> _DATASET EXCERPT_
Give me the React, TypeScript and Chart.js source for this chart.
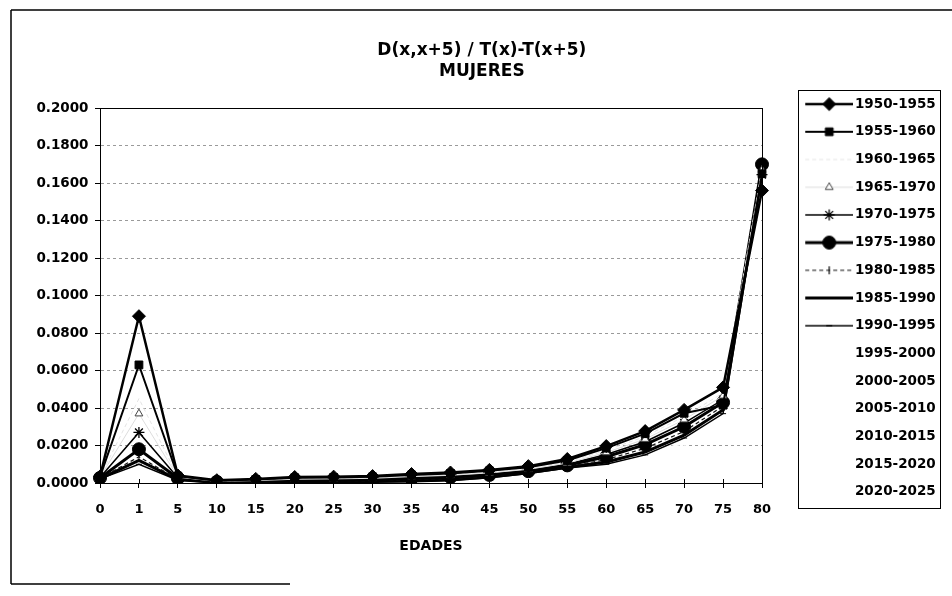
import React, { useEffect, useRef } from 'react';
import { Chart, registerables } from 'chart.js';

Chart.register(...registerables);

// ---------- data ----------
const AGE_LABELS = ['0', '1', '5', '10', '15', '20', '25', '30', '35', '40', '45', '50', '55', '60', '65', '70', '75', '80'];

const PERIODS = [
  '1950-1955', '1955-1960', '1960-1965', '1965-1970', '1970-1975',
  '1975-1980', '1980-1985', '1985-1990', '1990-1995', '1995-2000',
  '2000-2005', '2005-2010', '2010-2015', '2015-2020', '2020-2025',
];

const V_1950_1955 = [0.0035, 0.0890, 0.0040, 0.0015, 0.0022, 0.0032, 0.0034, 0.0037, 0.0048, 0.0056, 0.0070, 0.0090, 0.0128, 0.0197, 0.0277, 0.0390, 0.0510, 0.1560];
const V_1955_1960 = [0.0033, 0.0630, 0.0037, 0.0012, 0.0019, 0.0028, 0.0030, 0.0033, 0.0043, 0.0051, 0.0065, 0.0084, 0.0120, 0.0186, 0.0263, 0.0372, 0.0415, 0.1650];
const V_1960_1965 = [0.0031, 0.0450, 0.0034, 0.0010, 0.0016, 0.0024, 0.0026, 0.0029, 0.0038, 0.0046, 0.0059, 0.0078, 0.0112, 0.0174, 0.0248, 0.0355, 0.0480, 0.1680];
const V_1965_1970 = [0.0030, 0.0370, 0.0031, 0.0009, 0.0013, 0.0020, 0.0022, 0.0025, 0.0034, 0.0041, 0.0054, 0.0073, 0.0106, 0.0163, 0.0234, 0.0338, 0.0465, 0.1670];
const V_1970_1975 = [0.0029, 0.0270, 0.0028, 0.0008, 0.0011, 0.0016, 0.0018, 0.0021, 0.0029, 0.0036, 0.0048, 0.0068, 0.0100, 0.0152, 0.0220, 0.0320, 0.0445, 0.1645];
const V_1975_1980 = [0.0027, 0.0180, 0.0025, 0.0006, 0.0008, 0.0012, 0.0014, 0.0017, 0.0024, 0.0031, 0.0043, 0.0063, 0.0094, 0.0140, 0.0205, 0.0300, 0.0430, 0.1700];
const V_1980_1985 = [0.0025, 0.0140, 0.0021, 0.0004, 0.0005, 0.0008, 0.0010, 0.0012, 0.0018, 0.0024, 0.0037, 0.0058, 0.0088, 0.0125, 0.0185, 0.0275, 0.0410, 0.1680];
const V_1985_1990 = [0.0023, 0.0120, 0.0018, 0.0003, 0.0003, 0.0005, 0.0006, 0.0008, 0.0012, 0.0018, 0.0032, 0.0054, 0.0084, 0.0112, 0.0165, 0.0255, 0.0390, 0.1660];
const V_1990_1995 = [0.0022, 0.0100, 0.0015, 0.0002, 0.0002, 0.0003, 0.0004, 0.0005, 0.0007, 0.0012, 0.0028, 0.0050, 0.0080, 0.0100, 0.0150, 0.0240, 0.0370, 0.1630];
const V_1995_2000 = [0.0023, 0.0090, 0.0018, 0.0006, 0.0006, 0.0007, 0.0009, 0.0011, 0.0014, 0.0018, 0.0029, 0.0048, 0.0071, 0.0094, 0.0146, 0.0232, 0.0355, 0.1610];
const V_2000_2005 = [0.0022, 0.0082, 0.0016, 0.0006, 0.0006, 0.0007, 0.0008, 0.0010, 0.0013, 0.0017, 0.0027, 0.0045, 0.0067, 0.0089, 0.0139, 0.0222, 0.0342, 0.1600];
const V_2005_2010 = [0.0021, 0.0076, 0.0015, 0.0006, 0.0006, 0.0006, 0.0007, 0.0009, 0.0012, 0.0016, 0.0025, 0.0042, 0.0063, 0.0085, 0.0133, 0.0213, 0.0331, 0.1590];
const V_2010_2015 = [0.0020, 0.0070, 0.0014, 0.0006, 0.0006, 0.0006, 0.0007, 0.0008, 0.0011, 0.0015, 0.0023, 0.0040, 0.0060, 0.0081, 0.0128, 0.0205, 0.0321, 0.1580];
const V_2015_2020 = [0.0019, 0.0065, 0.0013, 0.0006, 0.0006, 0.0006, 0.0006, 0.0008, 0.0010, 0.0014, 0.0022, 0.0038, 0.0057, 0.0078, 0.0123, 0.0198, 0.0312, 0.1570];
const V_2020_2025 = [0.0018, 0.0060, 0.0012, 0.0006, 0.0006, 0.0006, 0.0006, 0.0007, 0.0010, 0.0013, 0.0021, 0.0036, 0.0055, 0.0075, 0.0119, 0.0192, 0.0305, 0.1565];

const SERIES_VALUES = [
  V_1950_1955, V_1955_1960, V_1960_1965, V_1965_1970, V_1970_1975,
  V_1975_1980, V_1980_1985, V_1985_1990, V_1990_1995, V_1995_2000,
  V_2000_2005, V_2005_2010, V_2010_2015, V_2015_2020, V_2020_2025,
];

const Y_MIN = 0;
const Y_MAX = 0.2;
const Y_STEP = 0.02;

const TITLE_LINES = ['D(x,x+5) / T(x)-T(x+5)', 'MUJERES'];
const X_TITLE = 'EDADES';

// ---------- styles ----------
type St = { color: string; width: number; dash: number[]; point: string | null; radius: number; fill: string; pcolor: string };
const WHITE: St = { color: '#ffffff', width: 1, dash: [], point: null, radius: 0, fill: '#ffffff', pcolor: '#ffffff' };
const STYLES: St[] = [
  { color: '#000', width: 2.5, dash: [], point: 'rectRot', radius: 6.5, fill: '#000', pcolor: '#000' },
  { color: '#000', width: 2, dash: [], point: 'rect', radius: 5.5, fill: '#000', pcolor: '#000' },
  { color: '#e4e4e4', width: 1, dash: [4, 3], point: null, radius: 0, fill: '#fff', pcolor: '#e4e4e4' },
  { color: '#dddddd', width: 1, dash: [], point: 'triangle', radius: 4.5, fill: '#fff', pcolor: '#444' },
  { color: '#000', width: 1.5, dash: [], point: 'star', radius: 5.5, fill: '#000', pcolor: '#000' },
  { color: '#000', width: 3, dash: [], point: 'circle', radius: 6.5, fill: '#000', pcolor: '#000' },
  { color: '#111', width: 1.2, dash: [4, 3], point: 'lineV', radius: 4, fill: '#000', pcolor: '#000' },
  { color: '#000', width: 3, dash: [], point: 'line', radius: 2, fill: '#000', pcolor: '#000' },
  { color: '#000', width: 1.5, dash: [], point: 'line', radius: 3, fill: '#000', pcolor: '#000' },
  WHITE, WHITE, WHITE, WHITE, WHITE, WHITE,
];

const FONT = "'DejaVu Sans'";
const LEGEND_FS = 13.5;
const LEGEND_PAD = 14.2;
const LEGEND_BOX_W = 72;
const PAD_L = 18;

function drawMarker(g: CanvasRenderingContext2D, st: St, x: number, y: number) {
  const r = st.radius;
  if (!st.point) return;
  g.save();
  g.setLineDash([]);
  g.fillStyle = st.fill;
  g.strokeStyle = st.pcolor;
  g.lineWidth = 1;
  g.beginPath();
  switch (st.point) {
    case 'rectRot':
      g.moveTo(x - r, y); g.lineTo(x, y - r); g.lineTo(x + r, y); g.lineTo(x, y + r); g.closePath();
      g.fill(); g.stroke(); break;
    case 'rect': {
      const s = Math.SQRT1_2 * r;
      g.rect(x - s, y - s, 2 * s, 2 * s); g.fill(); g.stroke(); break;
    }
    case 'circle':
      g.arc(x, y, r, 0, Math.PI * 2); g.fill(); g.stroke(); break;
    case 'triangle': {
      let a = 0;
      g.moveTo(x + Math.sin(a) * r, y - Math.cos(a) * r);
      a += (2 * Math.PI) / 3; g.lineTo(x + Math.sin(a) * r, y - Math.cos(a) * r);
      a += (2 * Math.PI) / 3; g.lineTo(x + Math.sin(a) * r, y - Math.cos(a) * r);
      g.closePath(); g.fill(); g.stroke(); break;
    }
    case 'star': {
      g.lineWidth = 1.3;
      g.moveTo(x - r, y); g.lineTo(x + r, y);
      g.moveTo(x, y - r); g.lineTo(x, y + r);
      const d = r * Math.SQRT1_2;
      g.moveTo(x - d, y - d); g.lineTo(x + d, y + d);
      g.moveTo(x - d, y + d); g.lineTo(x + d, y - d);
      g.stroke(); break;
    }
    case 'line':
      g.lineWidth = 1.5;
      g.moveTo(x - r, y); g.lineTo(x + r, y); g.stroke(); break;
    case 'lineV':
      g.lineWidth = 1.2;
      g.moveTo(x, y - r); g.lineTo(x, y + r); g.stroke(); break;
  }
  g.restore();
}

function makeSample(st: St): HTMLCanvasElement {
  const c = document.createElement('canvas');
  c.width = 82;
  c.height = 16;
  const g = c.getContext('2d') as CanvasRenderingContext2D;
  g.strokeStyle = st.color;
  g.lineWidth = st.width;
  g.setLineDash(st.dash);
  g.beginPath();
  g.moveTo(34, 8);
  g.lineTo(82, 8);
  g.stroke();
  drawMarker(g, st, 58, 8);
  return c;
}

const decorPlugin = {
  id: 'decor',
  afterDatasetsDraw(chart: any) {
    const { ctx, chartArea } = chart;
    const a = chartArea;
    ctx.save();
    ctx.strokeStyle = '#000';
    ctx.lineWidth = 1;
    ctx.setLineDash([]);
    ctx.strokeRect(Math.round(a.left) + 0.5, Math.round(a.top) + 0.5, Math.round(a.right - a.left), Math.round(a.bottom - a.top));
    const xs = chart.scales.x;
    ctx.beginPath();
    for (let i = 0; i < xs.ticks.length; i++) {
      const px = Math.round(xs.getPixelForTick(i)) + 0.5;
      ctx.moveTo(px, a.bottom - 4);
      ctx.lineTo(px, a.bottom);
    }
    ctx.stroke();
    ctx.restore();
  },
  afterDraw(chart: any) {
    const { ctx } = chart;
    ctx.save();
    ctx.strokeStyle = '#000';
    ctx.setLineDash([]);
    // legend border
    const lg = chart.legend;
    if (lg && lg.legendHitBoxes && lg.legendHitBoxes.length) {
      const hb = lg.legendHitBoxes;
      const first = hb[0];
      const last = hb[hb.length - 1];
      const left = Math.round(first.left + 22) + 0.5;
      const right = Math.round(lg.right - 6) + 0.5;
      const top = Math.round(first.top - 7) + 0.5;
      const bottom = Math.round(last.top + last.height + 9.5) + 0.5;
      ctx.lineWidth = 1;
      ctx.strokeRect(left, top, right - left, bottom - top);
    }
    // outer frame (scanned page border)
    ctx.lineWidth = 1.5;
    ctx.beginPath();
    ctx.moveTo(11, 10); ctx.lineTo(chart.width, 10);
    ctx.moveTo(11, 10); ctx.lineTo(11, 584);
    ctx.moveTo(11, 584); ctx.lineTo(290, 584);
    ctx.stroke();
    ctx.restore();
  },
};

export default function App() {
  const ref = useRef<HTMLCanvasElement | null>(null);

  useEffect(() => {
    if (!ref.current) return;
    const samples = STYLES.map(makeSample);

    const mc = document.createElement('canvas').getContext('2d') as CanvasRenderingContext2D;
    mc.font = `normal bold ${LEGEND_FS}px ${FONT}`;
    const tw = Math.max(...PERIODS.map((p) => mc.measureText(p).width));
    const legendW = LEGEND_PAD + LEGEND_BOX_W + LEGEND_FS / 2 + tw + 10;
    const padRight = Math.max(0, 952 - 762 - legendW);

    const datasets = PERIODS.map((label, i) => {
      const st = STYLES[i];
      return {
        label,
        data: SERIES_VALUES[i],
        borderColor: st.color,
        backgroundColor: st.fill,
        borderWidth: st.width,
        borderDash: st.dash,
        pointStyle: st.point ? (st.point === 'lineV' ? 'line' : st.point) : false,
        pointRotation: st.point === 'lineV' ? 90 : 0,
        pointRadius: st.point ? st.radius : 0,
        pointBackgroundColor: st.fill,
        pointBorderColor: st.pcolor,
        pointBorderWidth: st.point === 'star' ? 1.3 : 1,
        tension: 0,
        fill: false,
      };
    });

    const chart = new Chart(ref.current, {
      type: 'line',
      data: { labels: AGE_LABELS, datasets: datasets as any },
      options: {
        responsive: false,
        animation: false,
        events: [],
        layout: { padding: { left: PAD_L, right: padRight, top: 10, bottom: 10 } },
        plugins: {
          title: {
            display: true,
            text: TITLE_LINES,
            color: '#000',
            font: { family: FONT, size: 17, weight: 'bold', lineHeight: 1.18 },
            padding: { top: 31, bottom: 27 },
          },
          legend: {
            display: true,
            position: 'right',
            align: 'center',
            labels: {
              usePointStyle: true,
              pointStyleWidth: LEGEND_BOX_W,
              padding: LEGEND_PAD,
              color: '#000',
              font: { family: FONT, size: LEGEND_FS, weight: 'bold' },
              generateLabels: (ch: any) =>
                ch.data.datasets.map((ds: any, i: number) => ({
                  text: ds.label,
                  pointStyle: samples[i],
                  fillStyle: 'rgba(0,0,0,0)',
                  strokeStyle: 'rgba(0,0,0,0)',
                  lineWidth: 0,
                  hidden: false,
                  datasetIndex: i,
                  fontColor: '#000',
                })),
            },
          },
          tooltip: { enabled: false },
        },
        scales: {
          x: {
            type: 'category',
            offset: false,
            grid: { drawOnChartArea: false, drawTicks: true, tickLength: 5, tickColor: '#000', tickWidth: 1 },
            border: { color: '#000', width: 1, z: 1 },
            ticks: {
              color: '#000',
              font: { family: FONT, size: 13, weight: 'bold' },
              padding: 13.7,
              autoSkip: false,
              maxRotation: 0,
              minRotation: 0,
            },
            title: {
              display: true,
              text: X_TITLE,
              color: '#000',
              font: { family: FONT, size: 14, weight: 'bold', lineHeight: 1.2 },
              padding: { top: 4, bottom: 31.6 },
            },
            afterFit: (s: any) => { s.height = 103; },
          },
          y: {
            type: 'linear',
            min: Y_MIN,
            max: Y_MAX,
            ticks: {
              stepSize: Y_STEP,
              callback: (v: any) => Number(v).toFixed(4),
              color: '#000',
              font: { family: FONT, size: 13.5, weight: 'bold' },
              padding: 6.5,
            },
            grid: { color: '#9a9a9a', lineWidth: 1, tickColor: '#000', tickLength: 5, tickWidth: 1, drawTicks: true },
            border: { color: '#000', width: 1, dash: [3, 3], z: 1 },
            afterFit: (s: any) => { s.width = 100 - PAD_L; },
          },
        },
      } as any,
      plugins: [decorPlugin],
    });

    return () => chart.destroy();
  }, []);

  return (
    <div style={{ position: 'absolute', left: 0, top: 0, width: 952, height: 596, background: '#fff' }}>
      <canvas ref={ref} width={952} height={596} style={{ display: 'block' }} />
    </div>
  );
}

> _AIM OF THE TASK_
Reproduce exactly the run of lines that opens the listing and closes with the line holding "Chart.register(...registerables);". Pictures are excluded.

> _PROBLEM SOLUTION_
Give me the React, TypeScript and Chart.js source for this chart.
import React, { useEffect, useRef } from 'react';
import { Chart, registerables } from 'chart.js';

Chart.register(...registerables);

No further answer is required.